- **DATA PROVIDED**
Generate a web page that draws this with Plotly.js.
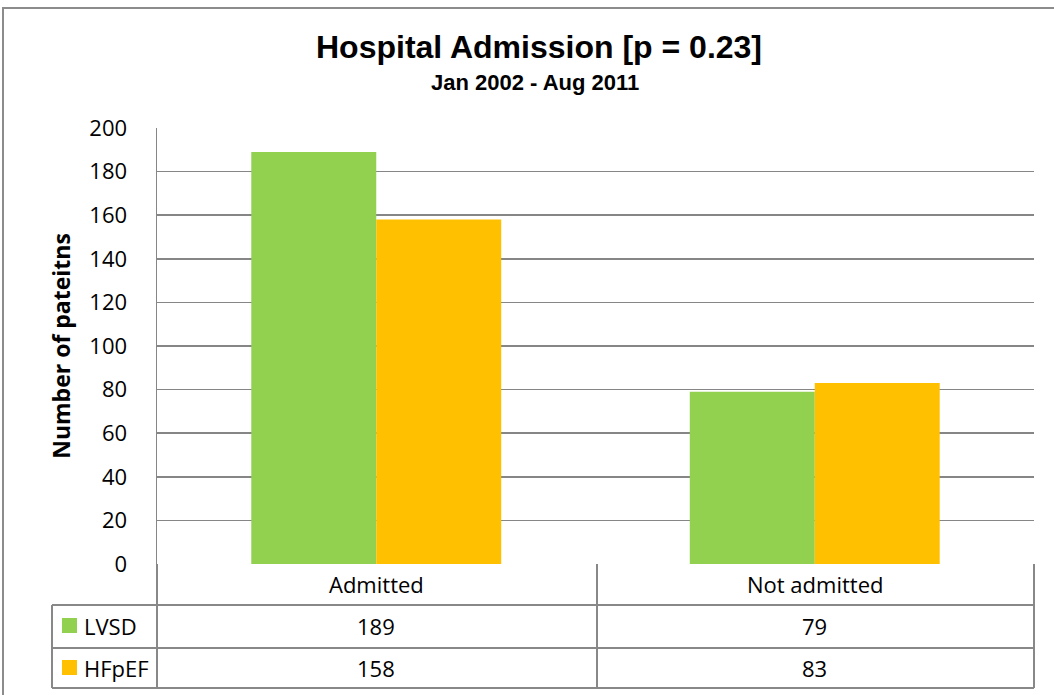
<!DOCTYPE html>
<html>
<head>
<meta charset="utf-8">
<script src="https://cdn.plot.ly/plotly-3.0.1.min.js"></script>
<style>
  html, body { margin: 0; padding: 0; background: #fff; }
  #chart { width: 1054px; height: 695px; }
</style>
</head>
<body>
<div id="chart"></div>
<script>
var categories = ['Admitted', 'Not admitted'];
var lvsd = [189, 79];
var hfpef = [158, 83];
var seriesNames = ['LVSD', 'HFpEF'];
var seriesColors = ['#92D050', '#FFC000'];

// plot box in pixels (used only to place the data table under the axis)
var W = 1054, H = 695;
var L = 157, R = 1034, T = 128, B = 564;
function px(x) { return (x - L) / (R - L); }
function py(y) { return (B - y) / (B - T); }

var trace1 = {
  x: categories,
  y: lvsd,
  type: 'bar',
  name: seriesNames[0],
  marker: { color: seriesColors[0] },
  hoverinfo: 'y'
};
var trace2 = {
  x: categories,
  y: hfpef,
  type: 'bar',
  name: seriesNames[1],
  marker: { color: seriesColors[1] },
  hoverinfo: 'y'
};

var lineColor = '#888888';
var tableFont = { family: 'Open Sans, sans-serif', size: 22, color: '#000' };

// table rows: header at 564-605, LVSD 605-648, HFpEF 648-688
var rowLines = [605, 648, 688];
var shapes = [];
// outer chart border
shapes.push({ type: 'rect', xref: 'paper', yref: 'paper',
  x0: px(3), x1: px(1070), y0: py(8), y1: py(710),
  line: { color: '#8c8c8c', width: 2 }, fillcolor: 'rgba(0,0,0,0)' });
rowLines.forEach(function (y) {
  shapes.push({ type: 'line', xref: 'paper', yref: 'paper',
    x0: px(52), x1: 1, y0: py(y), y1: py(y),
    line: { color: lineColor, width: 2 } });
});
[157, 597, 1034].forEach(function (x) {
  shapes.push({ type: 'line', xref: 'paper', yref: 'paper',
    x0: px(x), x1: px(x), y0: 0, y1: py(688),
    line: { color: lineColor, width: 2 } });
});
shapes.push({ type: 'line', xref: 'paper', yref: 'paper',
  x0: px(52), x1: px(52), y0: py(605), y1: py(688),
  line: { color: lineColor, width: 2 } });
// legend keys in the table
var rowCenters = [626, 668];
seriesColors.forEach(function (c, i) {
  shapes.push({ type: 'rect', xref: 'paper', yref: 'paper',
    x0: px(62), x1: px(77), y0: py(rowCenters[i] - 8), y1: py(rowCenters[i] + 7),
    line: { width: 0 }, fillcolor: c });
});

var annotations = [];
categories.forEach(function (cat) {
  annotations.push({ xref: 'x', yref: 'paper', x: cat, y: py(584),
    text: cat, showarrow: false, font: tableFont, xanchor: 'center', yanchor: 'middle' });
});
[lvsd, hfpef].forEach(function (vals, i) {
  annotations.push({ xref: 'paper', yref: 'paper', x: px(82), y: py(rowCenters[i]),
    text: seriesNames[i], showarrow: false, font: tableFont, xanchor: 'left', yanchor: 'middle' });
  vals.forEach(function (v, j) {
    annotations.push({ xref: 'x', yref: 'paper', x: categories[j], y: py(rowCenters[i]),
      text: String(v), showarrow: false, font: tableFont, xanchor: 'center', yanchor: 'middle' });
  });
});
// titles
annotations.push({ xref: 'paper', yref: 'paper', x: px(539), y: py(47),
  text: '<b>Hospital Admission [p = 0.23]</b>', showarrow: false,
  font: { family: 'Arial, Liberation Sans, sans-serif', size: 32, color: '#000' },
  xanchor: 'center', yanchor: 'middle' });
annotations.push({ xref: 'paper', yref: 'paper', x: px(535), y: py(82),
  text: '<b>Jan 2002 - Aug 2011</b>', showarrow: false,
  font: { family: 'Arial, Liberation Sans, sans-serif', size: 22, color: '#000' },
  xanchor: 'center', yanchor: 'middle' });

var layout = {
  width: W,
  height: H,
  margin: { l: L, r: W - R, t: T, b: H - B, pad: 0 },
  paper_bgcolor: '#fff',
  plot_bgcolor: '#fff',
  showlegend: false,
  barmode: 'group',
  bargap: 0.43,
  bargroupgap: 0,
  xaxis: {
    type: 'category',
    showticklabels: false,
    ticks: '',
    showgrid: false,
    showline: false,
    zeroline: false,
    fixedrange: true
  },
  yaxis: {
    title: { text: '<b>Number of pateitns</b>', standoff: 12,
      font: { family: 'Open Sans, sans-serif', size: 23, color: '#000' } },
    range: [0, 200],
    dtick: 20,
    tick0: 0,
    ticks: '',
    ticklabelstandoff: 24,
    tickfont: { family: 'Open Sans, sans-serif', size: 22, color: '#000' },
    showgrid: true,
    gridcolor: '#868686',
    gridwidth: 1.5,
    showline: true,
    linecolor: '#868686',
    linewidth: 1.5,
    zeroline: false,
    fixedrange: true
  },
  shapes: shapes,
  annotations: annotations
};

Plotly.newPlot('chart', [trace1, trace2], layout, { displayModeBar: false, staticPlot: true });
</script>
</body>
</html>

- **DIRECTIONS FOR THIS TASK**
Repeat the material verbatim. Do not carry over any picture.

- **THE ANSWER**
Generate a web page that draws this with Plotly.js.
<!DOCTYPE html>
<html>
<head>
<meta charset="utf-8">
<script src="https://cdn.plot.ly/plotly-3.0.1.min.js"></script>
<style>
  html, body { margin: 0; padding: 0; background: #fff; }
  #chart { width: 1054px; height: 695px; }
</style>
</head>
<body>
<div id="chart"></div>
<script>
var categories = ['Admitted', 'Not admitted'];
var lvsd = [189, 79];
var hfpef = [158, 83];
var seriesNames = ['LVSD', 'HFpEF'];
var seriesColors = ['#92D050', '#FFC000'];

// plot box in pixels (used only to place the data table under the axis)
var W = 1054, H = 695;
var L = 157, R = 1034, T = 128, B = 564;
function px(x) { return (x - L) / (R - L); }
function py(y) { return (B - y) / (B - T); }

var trace1 = {
  x: categories,
  y: lvsd,
  type: 'bar',
  name: seriesNames[0],
  marker: { color: seriesColors[0] },
  hoverinfo: 'y'
};
var trace2 = {
  x: categories,
  y: hfpef,
  type: 'bar',
  name: seriesNames[1],
  marker: { color: seriesColors[1] },
  hoverinfo: 'y'
};

var lineColor = '#888888';
var tableFont = { family: 'Open Sans, sans-serif', size: 22, color: '#000' };

// table rows: header at 564-605, LVSD 605-648, HFpEF 648-688
var rowLines = [605, 648, 688];
var shapes = [];
// outer chart border
shapes.push({ type: 'rect', xref: 'paper', yref: 'paper',
  x0: px(3), x1: px(1070), y0: py(8), y1: py(710),
  line: { color: '#8c8c8c', width: 2 }, fillcolor: 'rgba(0,0,0,0)' });
rowLines.forEach(function (y) {
  shapes.push({ type: 'line', xref: 'paper', yref: 'paper',
    x0: px(52), x1: 1, y0: py(y), y1: py(y),
    line: { color: lineColor, width: 2 } });
});
[157, 597, 1034].forEach(function (x) {
  shapes.push({ type: 'line', xref: 'paper', yref: 'paper',
    x0: px(x), x1: px(x), y0: 0, y1: py(688),
    line: { color: lineColor, width: 2 } });
});
shapes.push({ type: 'line', xref: 'paper', yref: 'paper',
  x0: px(52), x1: px(52), y0: py(605), y1: py(688),
  line: { color: lineColor, width: 2 } });
// legend keys in the table
var rowCenters = [626, 668];
seriesColors.forEach(function (c, i) {
  shapes.push({ type: 'rect', xref: 'paper', yref: 'paper',
    x0: px(62), x1: px(77), y0: py(rowCenters[i] - 8), y1: py(rowCenters[i] + 7),
    line: { width: 0 }, fillcolor: c });
});

var annotations = [];
categories.forEach(function (cat) {
  annotations.push({ xref: 'x', yref: 'paper', x: cat, y: py(584),
    text: cat, showarrow: false, font: tableFont, xanchor: 'center', yanchor: 'middle' });
});
[lvsd, hfpef].forEach(function (vals, i) {
  annotations.push({ xref: 'paper', yref: 'paper', x: px(82), y: py(rowCenters[i]),
    text: seriesNames[i], showarrow: false, font: tableFont, xanchor: 'left', yanchor: 'middle' });
  vals.forEach(function (v, j) {
    annotations.push({ xref: 'x', yref: 'paper', x: categories[j], y: py(rowCenters[i]),
      text: String(v), showarrow: false, font: tableFont, xanchor: 'center', yanchor: 'middle' });
  });
});
// titles
annotations.push({ xref: 'paper', yref: 'paper', x: px(539), y: py(47),
  text: '<b>Hospital Admission [p = 0.23]</b>', showarrow: false,
  font: { family: 'Arial, Liberation Sans, sans-serif', size: 32, color: '#000' },
  xanchor: 'center', yanchor: 'middle' });
annotations.push({ xref: 'paper', yref: 'paper', x: px(535), y: py(82),
  text: '<b>Jan 2002 - Aug 2011</b>', showarrow: false,
  font: { family: 'Arial, Liberation Sans, sans-serif', size: 22, color: '#000' },
  xanchor: 'center', yanchor: 'middle' });

var layout = {
  width: W,
  height: H,
  margin: { l: L, r: W - R, t: T, b: H - B, pad: 0 },
  paper_bgcolor: '#fff',
  plot_bgcolor: '#fff',
  showlegend: false,
  barmode: 'group',
  bargap: 0.43,
  bargroupgap: 0,
  xaxis: {
    type: 'category',
    showticklabels: false,
    ticks: '',
    showgrid: false,
    showline: false,
    zeroline: false,
    fixedrange: true
  },
  yaxis: {
    title: { text: '<b>Number of pateitns</b>', standoff: 12,
      font: { family: 'Open Sans, sans-serif', size: 23, color: '#000' } },
    range: [0, 200],
    dtick: 20,
    tick0: 0,
    ticks: '',
    ticklabelstandoff: 24,
    tickfont: { family: 'Open Sans, sans-serif', size: 22, color: '#000' },
    showgrid: true,
    gridcolor: '#868686',
    gridwidth: 1.5,
    showline: true,
    linecolor: '#868686',
    linewidth: 1.5,
    zeroline: false,
    fixedrange: true
  },
  shapes: shapes,
  annotations: annotations
};

Plotly.newPlot('chart', [trace1, trace2], layout, { displayModeBar: false, staticPlot: true });
</script>
</body>
</html>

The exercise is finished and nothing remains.